The baby was transferred to another hospital for further surgery. During treatment at the second hospital, the baby had complications, was transferred back to ICU at St. Luke's. Again, no documented complications during the second stay at St. Luke's up until the child's release. The mother during this time gave up parental rights. The baby was adopted down the road by parents who elected not to seek legal action. But--and this is somewhat unknown--somehow or another, an attorney in Philadelphia was appointed the guardian ad litem to the child because of the child's nexus to a second hospital located in Philadelphia County. So the lawyer sued on behalf of the baby without the consent or knowledge of either the actual parent or the adopted parent.

The verdict in the case was $100 million against the hospital--a $100 million verdict in this case. So you wonder: Well, gee, why are we trying to put caps on awards? A $100 million verdict in this case. That verdict would have shut down this hospital, which is a major medical center in the Lehigh Valley. Subsequent to the verdict, they negotiated a settlement for substantially less money. But the bottom line is, you have a situation where things get out of control because bad things happen to people. People are injured. In this case this little baby, because of a whole lot of factors I have detailed, is going to have a tough life. But is it the fault of St. Luke's Hospital? Is it the fault of the physicians who were attending? The answer from all indications is no. But you have someone who feels bad that this child is going to need some help, so you give verdicts of $100 million.

The consequence at St. Luke's was that since 2000, 32 private physicians have left St. Luke's as a direct result of the malpractice insurance crisis. Twelve OB-GYNs, 5 neurosurgeons, 2 pulmonary specialists, 3 orthopods, 3 general surgeons, 2 internists, and 1 pain management specialist.

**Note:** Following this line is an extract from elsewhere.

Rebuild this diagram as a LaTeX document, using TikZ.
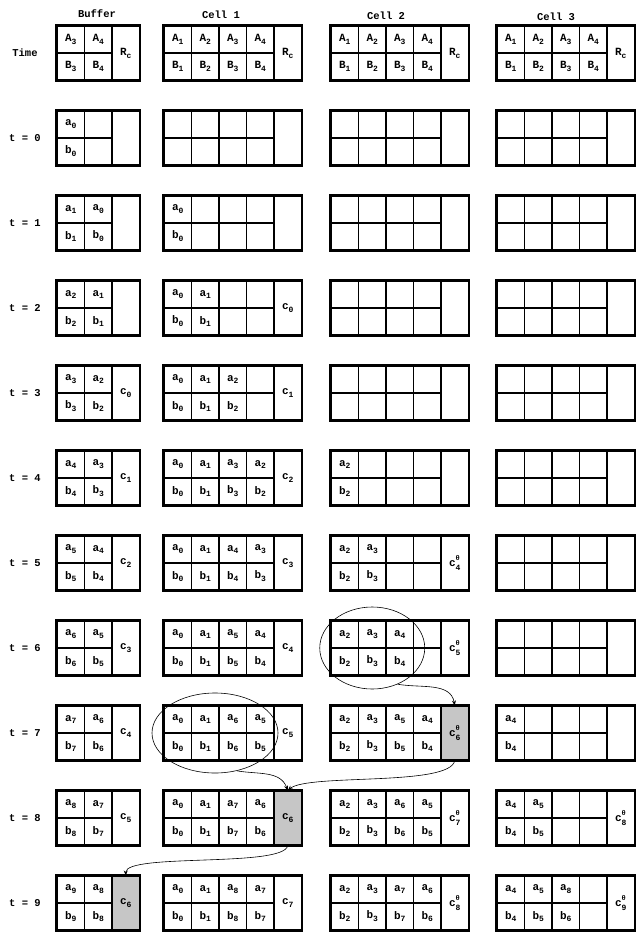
\documentclass[tikz,border=0pt]{standalone}
\usepackage{fontspec}
\setmonofont{Liberation Mono}
\usetikzlibrary{calc,arrows.meta,shapes.geometric}

\newcommand\val[2]{#1\raisebox{-0.5ex}{\footnotesize #2}}
\newcommand\cval[1]{c\raisebox{-0.6ex}{\footnotesize\rlap{\raisebox{2.3ex}{\scriptsize θ}}#1}}
\def\cw{27.5}
\def\hh{13.5}

\tikzset{
  reg/.style={draw, line width=1.1pt, minimum width=27.5pt, minimum height=27pt, inner sep=0pt,
    font=\ttfamily\bfseries\fontsize{11}{11}\selectfont},
  rcreg/.style={reg, minimum height=54pt},
  frame/.style={draw, line width=2pt},
  hot/.style={fill=gray!45},
  ring/.style={draw, ellipse, line width=0.6pt},
  pass/.style={-{Stealth[length=5pt,width=4pt]}, line width=0.6pt},
  lbl/.style={font=\ttfamily\bfseries\fontsize{10.5}{10.5}\selectfont},
}

% one register block: [R_c style] name, left x, centre y, data columns, top row, bottom row, R_c
\newcommand\regrow[8][]{%
  \foreach \lab [count=\i] in {#6}
    \node[reg] (#2-a\i) at ({#3+(\i-0.5)*\cw},{#4+\hh}) {\lab};
  \foreach \lab [count=\i] in {#7}
    \node[reg] (#2-b\i) at ({#3+(\i-0.5)*\cw},{#4-\hh}) {\lab};
  \node[rcreg,#1] (#2-rc) at ({#3+(#5+0.5)*\cw},{#4}) {#8};
  \draw[frame] (#2-a1.north west) rectangle (#2-rc.south east);
}

\begin{document}
\begin{tikzpicture}[x=1pt,y=1pt]
\useasboundingbox (0,0) rectangle (637,-943);

% headings
\node[lbl] (head-buf) at (97,-14) {Buffer};
\node[lbl] (head-c1) at (221,-15) {Cell 1};
\node[lbl] (head-c2) at (386,-16) {Cell 2};
\node[lbl] (head-c3) at (556,-17) {Cell 3};
\node[lbl] (time) at (25,-53) {Time};
\foreach \k in {0,...,9}
  \node[lbl] (t\k) at (25,{-138-85*\k}) {t = \k};

% register layout
\regrow{buf-hd}{57}{-53}{2}{\val{A}{3},\val{A}{4}}{\val{B}{3},\val{B}{4}}{\val{R}{c}}
\foreach \c/\x in {1/164,2/331,3/497}
  {\regrow{c\c-hd}{\x}{-53}{4}{\val{A}{1},\val{A}{2},\val{A}{3},\val{A}{4}}{\val{B}{1},\val{B}{2},\val{B}{3},\val{B}{4}}{\val{R}{c}}}

% empty cells
\foreach \k in {0,...,3}
  {\regrow{c2-t\k}{331}{-138-85*\k}{4}{{},{},{},{}}{{},{},{},{}}{}}
\foreach \k in {0,...,6}
  {\regrow{c3-t\k}{497}{-138-85*\k}{4}{{},{},{},{}}{{},{},{},{}}{}}
\regrow{c1-t0}{164}{-138}{4}{{},{},{},{}}{{},{},{},{}}{}

% t = 0 .. 9
\regrow{buf-t0}{57}{-138}{2}{\val{a}{0},{}}{\val{b}{0},{}}{}
\regrow{buf-t1}{57}{-223}{2}{\val{a}{1},\val{a}{0}}{\val{b}{1},\val{b}{0}}{}
\regrow{c1-t1}{164}{-223}{4}{\val{a}{0},{},{},{}}{\val{b}{0},{},{},{}}{}
\regrow{buf-t2}{57}{-308}{2}{\val{a}{2},\val{a}{1}}{\val{b}{2},\val{b}{1}}{}
\regrow{c1-t2}{164}{-308}{4}{\val{a}{0},\val{a}{1},{},{}}{\val{b}{0},\val{b}{1},{},{}}{\val{c}{0}}
\regrow{buf-t3}{57}{-393}{2}{\val{a}{3},\val{a}{2}}{\val{b}{3},\val{b}{2}}{\val{c}{0}}
\regrow{c1-t3}{164}{-393}{4}{\val{a}{0},\val{a}{1},\val{a}{2},{}}{\val{b}{0},\val{b}{1},\val{b}{2},{}}{\val{c}{1}}
\regrow{buf-t4}{57}{-478}{2}{\val{a}{4},\val{a}{3}}{\val{b}{4},\val{b}{3}}{\val{c}{1}}
\regrow{c1-t4}{164}{-478}{4}{\val{a}{0},\val{a}{1},\val{a}{3},\val{a}{2}}{\val{b}{0},\val{b}{1},\val{b}{3},\val{b}{2}}{\val{c}{2}}
\regrow{c2-t4}{331}{-478}{4}{\val{a}{2},{},{},{}}{\val{b}{2},{},{},{}}{}
\regrow{buf-t5}{57}{-563}{2}{\val{a}{5},\val{a}{4}}{\val{b}{5},\val{b}{4}}{\val{c}{2}}
\regrow{c1-t5}{164}{-563}{4}{\val{a}{0},\val{a}{1},\val{a}{4},\val{a}{3}}{\val{b}{0},\val{b}{1},\val{b}{4},\val{b}{3}}{\val{c}{3}}
\regrow{c2-t5}{331}{-563}{4}{\val{a}{2},\val{a}{3},{},{}}{\val{b}{2},\val{b}{3},{},{}}{\cval{4}}
\regrow{buf-t6}{57}{-648}{2}{\val{a}{6},\val{a}{5}}{\val{b}{6},\val{b}{5}}{\val{c}{3}}
\regrow{c1-t6}{164}{-648}{4}{\val{a}{0},\val{a}{1},\val{a}{5},\val{a}{4}}{\val{b}{0},\val{b}{1},\val{b}{5},\val{b}{4}}{\val{c}{4}}
\regrow{c2-t6}{331}{-648}{4}{\val{a}{2},\val{a}{3},\val{a}{4},{}}{\val{b}{2},\val{b}{3},\val{b}{4},{}}{\cval{5}}
\regrow{buf-t7}{57}{-733}{2}{\val{a}{7},\val{a}{6}}{\val{b}{7},\val{b}{6}}{\val{c}{4}}
\regrow{c1-t7}{164}{-733}{4}{\val{a}{0},\val{a}{1},\val{a}{6},\val{a}{5}}{\val{b}{0},\val{b}{1},\val{b}{6},\val{b}{5}}{\val{c}{5}}
\regrow[hot]{c2-t7}{331}{-733}{4}{\val{a}{2},\val{a}{3},\val{a}{5},\val{a}{4}}{\val{b}{2},\val{b}{3},\val{b}{5},\val{b}{4}}{\cval{6}}
\regrow{c3-t7}{497}{-733}{4}{\val{a}{4},{},{},{}}{\val{b}{4},{},{},{}}{}
\regrow{buf-t8}{57}{-818}{2}{\val{a}{8},\val{a}{7}}{\val{b}{8},\val{b}{7}}{\val{c}{5}}
\regrow[hot]{c1-t8}{164}{-818}{4}{\val{a}{0},\val{a}{1},\val{a}{7},\val{a}{6}}{\val{b}{0},\val{b}{1},\val{b}{7},\val{b}{6}}{\val{c}{6}}
\regrow{c2-t8}{331}{-818}{4}{\val{a}{2},\val{a}{3},\val{a}{6},\val{a}{5}}{\val{b}{2},\val{b}{3},\val{b}{6},\val{b}{5}}{\cval{7}}
\regrow{c3-t8}{497}{-818}{4}{\val{a}{4},\val{a}{5},{},{}}{\val{b}{4},\val{b}{5},{},{}}{\cval{8}}
\regrow[hot]{buf-t9}{57}{-903}{2}{\val{a}{9},\val{a}{8}}{\val{b}{9},\val{b}{8}}{\val{c}{6}}
\regrow{c1-t9}{164}{-903}{4}{\val{a}{0},\val{a}{1},\val{a}{8},\val{a}{7}}{\val{b}{0},\val{b}{1},\val{b}{8},\val{b}{7}}{\val{c}{7}}
\regrow{c2-t9}{331}{-903}{4}{\val{a}{2},\val{a}{3},\val{a}{7},\val{a}{6}}{\val{b}{2},\val{b}{3},\val{b}{7},\val{b}{6}}{\cval{8}}
\regrow{c3-t9}{497}{-903}{4}{\val{a}{4},\val{a}{5},\val{a}{8},{}}{\val{b}{4},\val{b}{5},\val{b}{6},{}}{\cval{9}}

% finished partial products
\node[ring, minimum width=105pt, minimum height=82pt] (ring-c2) at ($(c2-t6-a1.north west)!.5!(c2-t6-b3.south east)$) {};
\node[ring, minimum width=126pt, minimum height=80pt] (ring-c1) at ($(c1-t7-a1.north west)!.5!(c1-t7-b4.south east)+(-4,0)$) {};

\draw[pass] (ring-c2.-55) to[out=-10,in=100] (c2-t7-rc.north);
\draw[pass] (ring-c1.-60) to[out=-10,in=110] (c1-t8-rc.north);
\draw[pass] (c2-t7-rc.south) to[out=-100,in=40,looseness=0.4] (c1-t8-rc.north);
\draw[pass] (c1-t8-rc.south) to[out=-100,in=90,looseness=0.35] (buf-t9-rc.north);
\end{tikzpicture}
\end{document}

There has been a 44-percent decline in the number of private practice OB-GYN physicians on their medical staff.

One of the reasons I have introduced S. 23 is because it is not just a problem at St. Luke's, it is a problem in Philadelphia, a problem in Pittsburgh. We are down to I think three maternity wards in the city of Pittsburgh. This is a problem across our State. Unfortunately, the heavy hand of politics is played not just here in Washington but also in our State Capitol.

There was a study done that showed that the trial attorneys in America in the 2003-2004 election cycle contributed $182 million to political campaigns--$182 million. That sounds like a lot of money. It is a lot of money. But it is actually a pretty good investment on the part of the trial attorneys. Because for that $182 million, they were able to collect $18 billion in fees--$18 billion in fees. That is a 10,000-percent rate of return. Not a bad investment. So they are investing in the political climate here. They are investing to make sure there is no balance in the system. They are investing because they want to keep things out of whack. They want to keep those 40- and 50-percent awards, the percentages of contingency fees to these big awards, so they can keep the gravy train coming.

That is something our health care system cannot afford. We cannot afford to allow this kind of litigation to be practiced in the health care arena. It is destroying our ability to keep physicians in Pennsylvania. It is destroying our ability to have responsible medicine practiced--not defensive medicine but appropriate medicine and responsible medicine that treats patients the way they should be treated, not the way they need to be treated to avoid possible litigation.

That is not responsible medicine. That is not the medicine physicians want to practice. But, increasingly, in my State, that is the medicine they are practicing, and unless we do something tonight, in a few minutes, they are going to have to continue to practice that way.